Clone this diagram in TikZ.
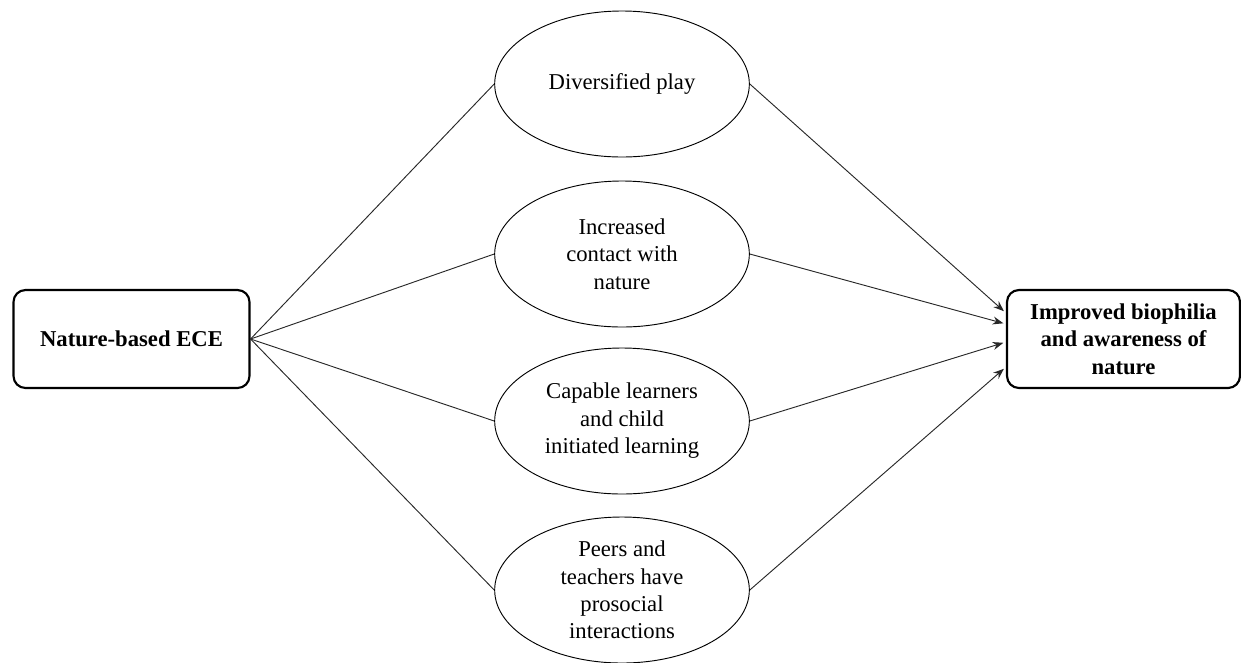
\documentclass[tikz,border=0pt]{standalone}
\usepackage{fontspec}
\setmainfont{Liberation Serif}
\usetikzlibrary{shapes.geometric,arrows.meta,calc}

\tikzset{every picture/.style={line width=0.75pt}}
\tikzset{
  endbox/.style={draw, line width=1.6pt, rounded corners=9pt, minimum width=177pt, minimum height=73.5pt, align=center, inner sep=0pt, font=\fontsize{17}{20.6}\selectfont\bfseries},
  oval/.style={draw, line width=0.7pt, ellipse, minimum width=191pt, minimum height=109.5pt, align=center, inner sep=0pt, font=\fontsize{17}{20.6}\selectfont},
  link/.style={draw={rgb,255:red,40;green,40;blue,40}, line width=0.7pt},
  feed/.style={link, -{Stealth[length=8pt,width=6pt]}, shorten >=2pt}
}

\begin{document}
\begin{tikzpicture}[x=0.75pt,y=0.75pt,yscale=-1,xscale=1]
\useasboundingbox (0,0) rectangle (1241,662);

%Shape: Rounded Rect [left]
\node [endbox] (ece) at (131.5,339) {Nature-based ECE};
%Shape: Rounded Rect [right]
\node [endbox, minimum width=174.75pt] (bio) at (1123.5,339) {Improved biophilia\\and awareness of\\nature};

%Shape: Ellipse
\node [oval] (play) at (622,84) {Diversified play};
%Shape: Ellipse
\node [oval] (contact) at (622,254) {Increased\\contact with\\nature};
%Shape: Ellipse
\node [oval] (learn) at (622,421) {Capable learners\\and child\\initiated learning};
%Shape: Ellipse
\node [oval] (peers) at (622,590) {Peers and\\teachers have\\prosocial\\interactions};

%Straight Lines
\draw [link] (ece.east) -- (play.west);
\draw [link] (ece.east) -- (contact.west);
\draw [link] (ece.east) -- (learn.west);
\draw [link] (ece.east) -- (peers.west);

%Straight Lines
\draw [feed] (play.east) -- ($(bio.west)+(0,-26)$);
\draw [feed] (contact.east) -- ($(bio.west)+(0,-15)$);
\draw [feed] (learn.east) -- ($(bio.west)+(0,3)$);
\draw [feed] (peers.east) -- ($(bio.west)+(0,28)$);

\end{tikzpicture}
\end{document}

→ INSTRUCTIONS FOR THE TASK
Please write out all of the material above without changing a word, and omit any pictures.

→ EXERCISE RESPONSE
Clone this diagram in TikZ.
\documentclass[tikz,border=0pt]{standalone}
\usepackage{fontspec}
\setmainfont{Liberation Serif}
\usetikzlibrary{shapes.geometric,arrows.meta,calc}

\tikzset{every picture/.style={line width=0.75pt}}
\tikzset{
  endbox/.style={draw, line width=1.6pt, rounded corners=9pt, minimum width=177pt, minimum height=73.5pt, align=center, inner sep=0pt, font=\fontsize{17}{20.6}\selectfont\bfseries},
  oval/.style={draw, line width=0.7pt, ellipse, minimum width=191pt, minimum height=109.5pt, align=center, inner sep=0pt, font=\fontsize{17}{20.6}\selectfont},
  link/.style={draw={rgb,255:red,40;green,40;blue,40}, line width=0.7pt},
  feed/.style={link, -{Stealth[length=8pt,width=6pt]}, shorten >=2pt}
}

\begin{document}
\begin{tikzpicture}[x=0.75pt,y=0.75pt,yscale=-1,xscale=1]
\useasboundingbox (0,0) rectangle (1241,662);

%Shape: Rounded Rect [left]
\node [endbox] (ece) at (131.5,339) {Nature-based ECE};
%Shape: Rounded Rect [right]
\node [endbox, minimum width=174.75pt] (bio) at (1123.5,339) {Improved biophilia\\and awareness of\\nature};

%Shape: Ellipse
\node [oval] (play) at (622,84) {Diversified play};
%Shape: Ellipse
\node [oval] (contact) at (622,254) {Increased\\contact with\\nature};
%Shape: Ellipse
\node [oval] (learn) at (622,421) {Capable learners\\and child\\initiated learning};
%Shape: Ellipse
\node [oval] (peers) at (622,590) {Peers and\\teachers have\\prosocial\\interactions};

%Straight Lines
\draw [link] (ece.east) -- (play.west);
\draw [link] (ece.east) -- (contact.west);
\draw [link] (ece.east) -- (learn.west);
\draw [link] (ece.east) -- (peers.west);

%Straight Lines
\draw [feed] (play.east) -- ($(bio.west)+(0,-26)$);
\draw [feed] (contact.east) -- ($(bio.west)+(0,-15)$);
\draw [feed] (learn.east) -- ($(bio.west)+(0,3)$);
\draw [feed] (peers.east) -- ($(bio.west)+(0,28)$);

\end{tikzpicture}
\end{document}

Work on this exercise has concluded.